**Set exercise:** Among the entries below, which lines run from the line with "Emit a LaTeX" through the line with "anchor=base] (title) at"? Retype those, both ends included, exactly and without pictures.

**Rows from a dataset:**
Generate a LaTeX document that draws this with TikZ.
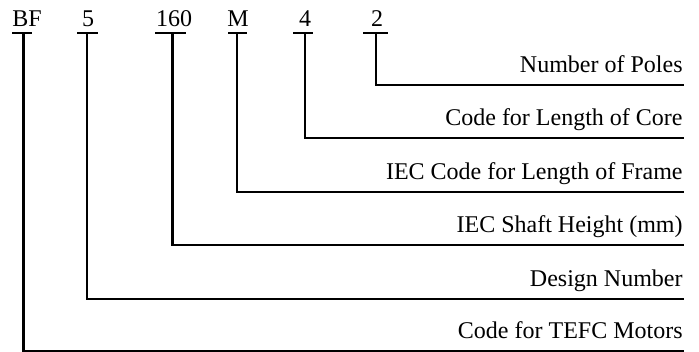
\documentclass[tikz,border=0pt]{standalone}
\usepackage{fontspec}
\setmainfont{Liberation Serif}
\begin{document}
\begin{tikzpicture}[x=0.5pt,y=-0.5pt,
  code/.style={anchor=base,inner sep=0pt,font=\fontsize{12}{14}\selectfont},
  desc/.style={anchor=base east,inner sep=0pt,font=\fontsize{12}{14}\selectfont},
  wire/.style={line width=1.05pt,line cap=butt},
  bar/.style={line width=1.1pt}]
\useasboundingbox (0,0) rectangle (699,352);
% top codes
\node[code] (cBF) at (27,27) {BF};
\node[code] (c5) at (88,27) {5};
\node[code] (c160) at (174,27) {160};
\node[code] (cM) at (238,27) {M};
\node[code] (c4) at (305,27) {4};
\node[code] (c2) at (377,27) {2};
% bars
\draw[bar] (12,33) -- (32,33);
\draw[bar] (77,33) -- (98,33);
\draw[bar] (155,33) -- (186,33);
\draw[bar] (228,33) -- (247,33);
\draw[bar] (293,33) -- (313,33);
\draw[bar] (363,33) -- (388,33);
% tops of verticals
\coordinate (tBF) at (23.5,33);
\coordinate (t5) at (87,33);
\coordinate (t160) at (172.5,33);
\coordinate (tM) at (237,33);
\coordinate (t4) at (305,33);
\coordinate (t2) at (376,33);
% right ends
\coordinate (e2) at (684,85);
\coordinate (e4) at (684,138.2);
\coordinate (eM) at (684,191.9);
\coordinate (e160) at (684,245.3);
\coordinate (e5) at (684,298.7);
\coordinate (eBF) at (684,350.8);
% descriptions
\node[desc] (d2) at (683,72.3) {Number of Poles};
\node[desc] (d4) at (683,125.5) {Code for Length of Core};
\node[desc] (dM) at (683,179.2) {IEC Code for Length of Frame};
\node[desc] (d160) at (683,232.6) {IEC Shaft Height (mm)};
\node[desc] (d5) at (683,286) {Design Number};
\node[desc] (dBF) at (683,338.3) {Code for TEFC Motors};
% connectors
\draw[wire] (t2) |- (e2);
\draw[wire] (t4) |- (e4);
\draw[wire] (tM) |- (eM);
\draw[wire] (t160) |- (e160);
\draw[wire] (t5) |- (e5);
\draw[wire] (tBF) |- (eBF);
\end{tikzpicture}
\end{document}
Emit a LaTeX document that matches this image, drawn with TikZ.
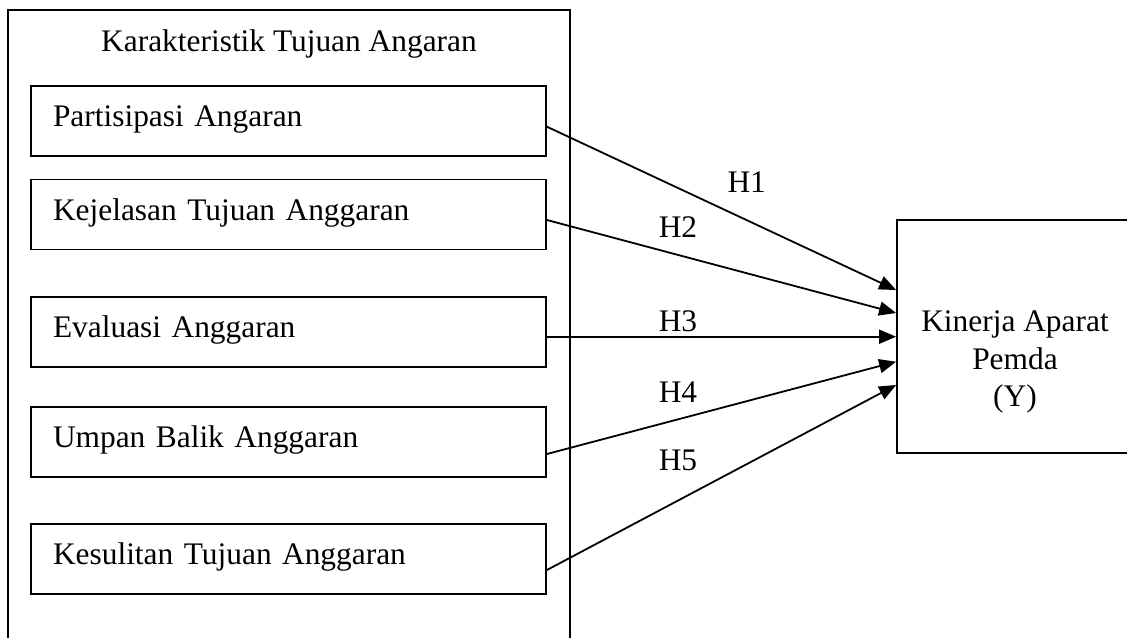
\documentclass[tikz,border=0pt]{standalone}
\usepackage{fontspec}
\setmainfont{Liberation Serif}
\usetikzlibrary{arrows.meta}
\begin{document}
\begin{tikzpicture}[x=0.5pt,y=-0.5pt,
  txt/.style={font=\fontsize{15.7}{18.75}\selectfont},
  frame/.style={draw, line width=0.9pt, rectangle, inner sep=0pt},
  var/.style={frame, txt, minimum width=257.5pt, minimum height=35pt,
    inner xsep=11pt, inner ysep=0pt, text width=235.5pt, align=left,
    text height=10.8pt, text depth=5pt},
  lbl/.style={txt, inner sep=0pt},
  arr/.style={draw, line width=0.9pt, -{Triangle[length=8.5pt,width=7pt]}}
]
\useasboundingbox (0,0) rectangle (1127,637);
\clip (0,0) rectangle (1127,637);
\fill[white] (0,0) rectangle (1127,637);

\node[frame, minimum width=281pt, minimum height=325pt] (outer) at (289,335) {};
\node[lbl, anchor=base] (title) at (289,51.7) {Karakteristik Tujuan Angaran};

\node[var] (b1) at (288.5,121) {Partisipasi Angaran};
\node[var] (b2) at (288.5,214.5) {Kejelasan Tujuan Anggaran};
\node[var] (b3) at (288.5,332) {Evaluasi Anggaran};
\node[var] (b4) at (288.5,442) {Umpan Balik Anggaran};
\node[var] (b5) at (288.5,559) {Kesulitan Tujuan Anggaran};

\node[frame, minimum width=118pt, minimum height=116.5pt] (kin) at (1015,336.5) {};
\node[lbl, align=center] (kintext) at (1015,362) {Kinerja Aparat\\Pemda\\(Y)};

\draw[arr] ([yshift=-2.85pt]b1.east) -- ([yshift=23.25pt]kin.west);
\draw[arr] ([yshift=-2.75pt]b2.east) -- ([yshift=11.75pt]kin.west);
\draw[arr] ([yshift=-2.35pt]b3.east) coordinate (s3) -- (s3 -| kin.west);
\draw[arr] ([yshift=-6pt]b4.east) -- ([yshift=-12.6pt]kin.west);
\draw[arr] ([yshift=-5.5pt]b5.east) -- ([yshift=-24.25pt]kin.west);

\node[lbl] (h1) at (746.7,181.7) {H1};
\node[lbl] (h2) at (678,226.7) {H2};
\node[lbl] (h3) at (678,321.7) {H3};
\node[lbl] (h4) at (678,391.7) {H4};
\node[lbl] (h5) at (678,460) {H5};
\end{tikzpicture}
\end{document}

...

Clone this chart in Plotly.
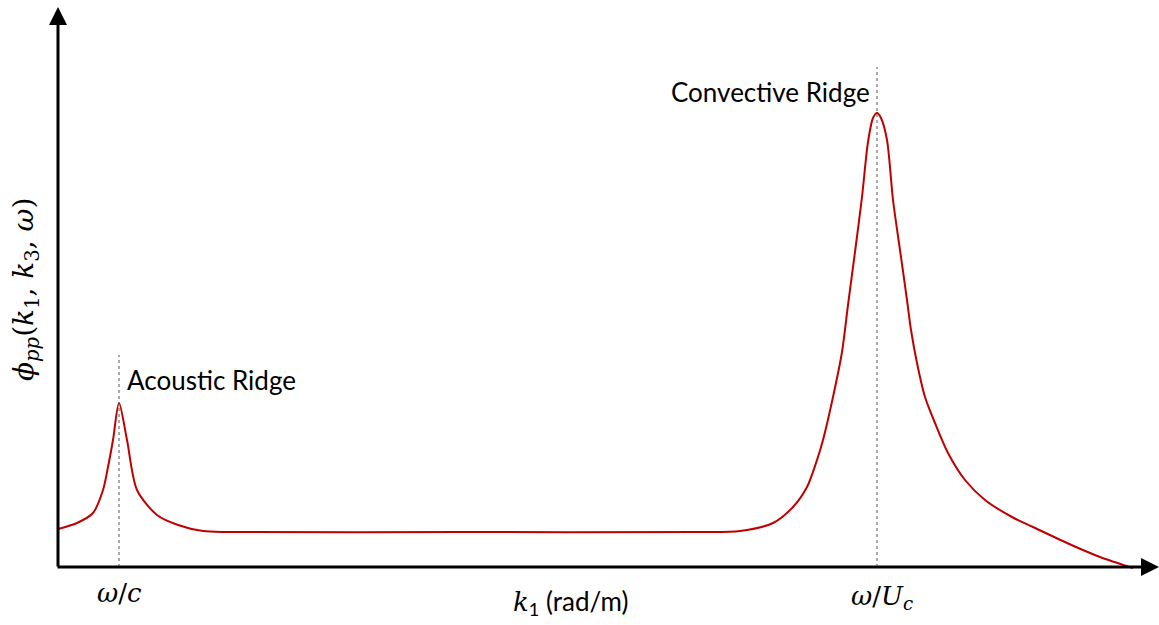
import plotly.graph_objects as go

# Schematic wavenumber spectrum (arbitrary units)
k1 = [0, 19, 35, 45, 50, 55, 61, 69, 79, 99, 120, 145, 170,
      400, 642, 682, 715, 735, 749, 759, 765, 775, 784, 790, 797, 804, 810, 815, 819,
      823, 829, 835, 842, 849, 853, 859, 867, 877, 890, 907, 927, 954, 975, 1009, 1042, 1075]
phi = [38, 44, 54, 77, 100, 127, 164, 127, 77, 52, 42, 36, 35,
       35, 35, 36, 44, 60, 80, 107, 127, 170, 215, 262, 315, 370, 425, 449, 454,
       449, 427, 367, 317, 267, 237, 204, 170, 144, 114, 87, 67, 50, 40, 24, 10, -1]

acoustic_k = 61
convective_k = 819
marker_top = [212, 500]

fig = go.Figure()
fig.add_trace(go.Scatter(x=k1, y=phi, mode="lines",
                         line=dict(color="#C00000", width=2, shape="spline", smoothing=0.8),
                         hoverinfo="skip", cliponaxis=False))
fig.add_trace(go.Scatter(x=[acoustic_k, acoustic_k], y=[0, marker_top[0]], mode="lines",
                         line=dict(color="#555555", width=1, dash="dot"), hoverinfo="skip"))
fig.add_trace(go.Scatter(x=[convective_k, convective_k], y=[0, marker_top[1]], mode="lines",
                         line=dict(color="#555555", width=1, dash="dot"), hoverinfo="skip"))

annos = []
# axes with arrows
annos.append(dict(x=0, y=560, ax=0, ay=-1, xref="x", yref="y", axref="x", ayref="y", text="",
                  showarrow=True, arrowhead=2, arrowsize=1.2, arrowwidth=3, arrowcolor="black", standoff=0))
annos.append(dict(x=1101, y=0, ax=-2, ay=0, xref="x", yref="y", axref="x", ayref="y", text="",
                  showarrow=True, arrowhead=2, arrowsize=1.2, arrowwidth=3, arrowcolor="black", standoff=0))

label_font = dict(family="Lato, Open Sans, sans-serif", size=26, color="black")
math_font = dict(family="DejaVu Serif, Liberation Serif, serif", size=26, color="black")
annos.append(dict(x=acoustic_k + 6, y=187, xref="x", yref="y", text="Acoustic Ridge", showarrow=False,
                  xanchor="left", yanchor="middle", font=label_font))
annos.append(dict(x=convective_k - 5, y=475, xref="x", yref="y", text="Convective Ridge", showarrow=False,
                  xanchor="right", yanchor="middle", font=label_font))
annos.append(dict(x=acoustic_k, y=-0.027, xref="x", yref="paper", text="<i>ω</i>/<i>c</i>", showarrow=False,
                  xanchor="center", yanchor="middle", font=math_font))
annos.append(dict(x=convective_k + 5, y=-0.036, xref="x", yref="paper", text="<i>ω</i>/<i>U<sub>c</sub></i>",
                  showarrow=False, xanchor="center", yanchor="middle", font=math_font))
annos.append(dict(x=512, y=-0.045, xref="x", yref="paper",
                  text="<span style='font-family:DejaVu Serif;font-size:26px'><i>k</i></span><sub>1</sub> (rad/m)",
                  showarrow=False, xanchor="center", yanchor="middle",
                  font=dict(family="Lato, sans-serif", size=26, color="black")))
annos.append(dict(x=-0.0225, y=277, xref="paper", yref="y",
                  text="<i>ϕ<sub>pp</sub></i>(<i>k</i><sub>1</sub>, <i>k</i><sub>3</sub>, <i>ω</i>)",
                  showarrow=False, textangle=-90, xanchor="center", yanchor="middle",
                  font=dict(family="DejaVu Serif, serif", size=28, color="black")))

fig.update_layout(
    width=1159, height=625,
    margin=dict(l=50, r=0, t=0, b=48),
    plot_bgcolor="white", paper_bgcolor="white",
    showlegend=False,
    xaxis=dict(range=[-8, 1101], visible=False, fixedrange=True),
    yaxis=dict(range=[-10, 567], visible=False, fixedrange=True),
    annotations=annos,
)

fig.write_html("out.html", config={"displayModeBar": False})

---

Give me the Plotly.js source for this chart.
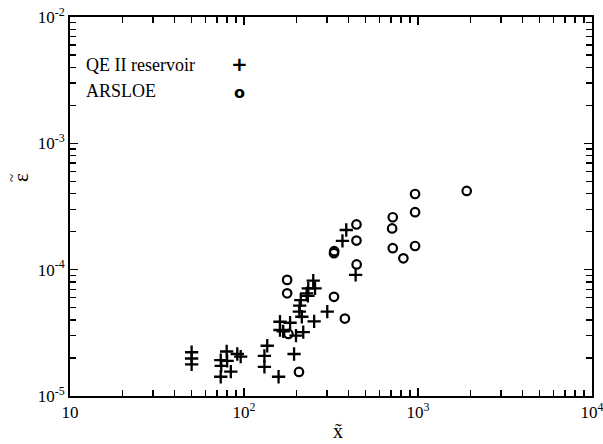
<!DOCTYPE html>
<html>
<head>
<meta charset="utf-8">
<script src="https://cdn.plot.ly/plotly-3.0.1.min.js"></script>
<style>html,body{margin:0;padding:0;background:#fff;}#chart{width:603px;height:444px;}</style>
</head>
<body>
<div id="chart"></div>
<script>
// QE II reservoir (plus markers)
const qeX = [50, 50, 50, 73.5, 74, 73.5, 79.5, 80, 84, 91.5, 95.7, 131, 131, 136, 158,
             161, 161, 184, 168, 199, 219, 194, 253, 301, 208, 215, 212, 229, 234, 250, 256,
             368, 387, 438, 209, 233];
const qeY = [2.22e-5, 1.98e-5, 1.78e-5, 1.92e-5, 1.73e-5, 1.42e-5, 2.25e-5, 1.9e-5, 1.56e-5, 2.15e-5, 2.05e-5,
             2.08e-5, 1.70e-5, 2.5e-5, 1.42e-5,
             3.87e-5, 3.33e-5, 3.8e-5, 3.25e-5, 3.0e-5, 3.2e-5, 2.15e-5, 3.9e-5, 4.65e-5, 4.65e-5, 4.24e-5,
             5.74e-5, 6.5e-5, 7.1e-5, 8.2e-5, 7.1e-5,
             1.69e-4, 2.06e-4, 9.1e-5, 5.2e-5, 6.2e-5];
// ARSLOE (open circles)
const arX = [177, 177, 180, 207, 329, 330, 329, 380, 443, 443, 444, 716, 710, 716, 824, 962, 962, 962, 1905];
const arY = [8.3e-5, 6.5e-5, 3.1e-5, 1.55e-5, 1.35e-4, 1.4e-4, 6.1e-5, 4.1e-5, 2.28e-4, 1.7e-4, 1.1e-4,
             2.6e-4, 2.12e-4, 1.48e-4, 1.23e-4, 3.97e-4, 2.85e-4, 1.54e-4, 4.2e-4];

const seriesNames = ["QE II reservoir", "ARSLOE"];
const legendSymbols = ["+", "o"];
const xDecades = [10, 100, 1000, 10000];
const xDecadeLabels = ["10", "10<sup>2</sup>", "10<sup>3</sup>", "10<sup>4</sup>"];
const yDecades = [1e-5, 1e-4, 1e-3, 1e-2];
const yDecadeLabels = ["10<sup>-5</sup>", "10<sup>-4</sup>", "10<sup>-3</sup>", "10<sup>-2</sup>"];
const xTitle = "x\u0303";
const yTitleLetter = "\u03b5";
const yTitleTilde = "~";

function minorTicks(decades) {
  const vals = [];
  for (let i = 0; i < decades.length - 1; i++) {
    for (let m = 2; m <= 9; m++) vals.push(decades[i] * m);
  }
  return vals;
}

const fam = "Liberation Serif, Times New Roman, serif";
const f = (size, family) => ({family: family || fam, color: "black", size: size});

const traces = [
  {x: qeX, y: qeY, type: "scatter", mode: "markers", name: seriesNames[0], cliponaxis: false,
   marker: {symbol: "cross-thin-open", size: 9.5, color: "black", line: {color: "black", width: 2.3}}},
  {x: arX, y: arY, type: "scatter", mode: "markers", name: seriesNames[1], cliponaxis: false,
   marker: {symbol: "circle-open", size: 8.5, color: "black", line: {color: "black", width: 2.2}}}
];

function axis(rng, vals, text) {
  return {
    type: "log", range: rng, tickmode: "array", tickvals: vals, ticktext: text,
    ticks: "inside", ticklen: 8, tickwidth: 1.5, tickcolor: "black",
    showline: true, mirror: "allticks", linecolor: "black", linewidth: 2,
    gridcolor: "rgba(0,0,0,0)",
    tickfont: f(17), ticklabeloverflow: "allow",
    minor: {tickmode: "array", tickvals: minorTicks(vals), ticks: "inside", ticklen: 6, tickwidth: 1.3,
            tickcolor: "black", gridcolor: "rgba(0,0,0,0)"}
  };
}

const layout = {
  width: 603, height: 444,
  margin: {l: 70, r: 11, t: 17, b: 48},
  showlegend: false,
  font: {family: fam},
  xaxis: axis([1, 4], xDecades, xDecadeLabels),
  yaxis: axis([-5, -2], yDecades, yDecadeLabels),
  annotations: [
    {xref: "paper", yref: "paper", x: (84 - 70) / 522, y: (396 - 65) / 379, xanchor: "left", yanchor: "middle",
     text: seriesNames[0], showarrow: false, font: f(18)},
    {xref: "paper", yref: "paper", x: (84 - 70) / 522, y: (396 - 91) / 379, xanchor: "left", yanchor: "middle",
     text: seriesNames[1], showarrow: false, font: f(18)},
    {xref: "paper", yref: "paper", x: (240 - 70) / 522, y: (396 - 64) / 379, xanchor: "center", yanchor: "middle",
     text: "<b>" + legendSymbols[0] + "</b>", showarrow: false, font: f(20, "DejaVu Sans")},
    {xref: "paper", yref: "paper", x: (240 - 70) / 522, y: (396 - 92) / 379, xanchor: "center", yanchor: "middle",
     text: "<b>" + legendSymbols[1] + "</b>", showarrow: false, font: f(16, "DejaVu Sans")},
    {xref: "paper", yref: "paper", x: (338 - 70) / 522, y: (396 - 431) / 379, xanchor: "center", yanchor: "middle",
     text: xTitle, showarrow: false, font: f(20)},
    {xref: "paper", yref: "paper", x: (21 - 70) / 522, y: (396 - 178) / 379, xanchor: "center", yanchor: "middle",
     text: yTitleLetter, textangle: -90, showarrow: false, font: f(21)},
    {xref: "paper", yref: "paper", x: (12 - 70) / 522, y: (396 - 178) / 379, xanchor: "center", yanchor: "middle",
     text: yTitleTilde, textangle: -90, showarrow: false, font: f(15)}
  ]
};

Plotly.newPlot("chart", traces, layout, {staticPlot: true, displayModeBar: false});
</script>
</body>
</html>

**Answer below:**
Emit a LaTeX document that matches this image, drawn with TikZ.
\documentclass[tikz,border=0pt]{standalone}
\usepackage{fontspec}
\setmainfont{Liberation Serif}
\usetikzlibrary{arrows.meta}
\begin{document}
\begin{tikzpicture}[x=0.5pt,y=-0.5pt,
  txt/.style={font=\fontsize{15.7}{18.75}\selectfont},
  frame/.style={draw, line width=0.9pt, rectangle, inner sep=0pt},
  var/.style={frame, txt, minimum width=257.5pt, minimum height=35pt,
    inner xsep=11pt, inner ysep=0pt, text width=235.5pt, align=left,
    text height=10.8pt, text depth=5pt},
  lbl/.style={txt, inner sep=0pt},
  arr/.style={draw, line width=0.9pt, -{Triangle[length=8.5pt,width=7pt]}}
]
\useasboundingbox (0,0) rectangle (1127,637);
\clip (0,0) rectangle (1127,637);
\fill[white] (0,0) rectangle (1127,637);

\node[frame, minimum width=281pt, minimum height=325pt] (outer) at (289,335) {};
\node[lbl, anchor=base] (title) at (289,51.7) {Karakteristik Tujuan Angaran};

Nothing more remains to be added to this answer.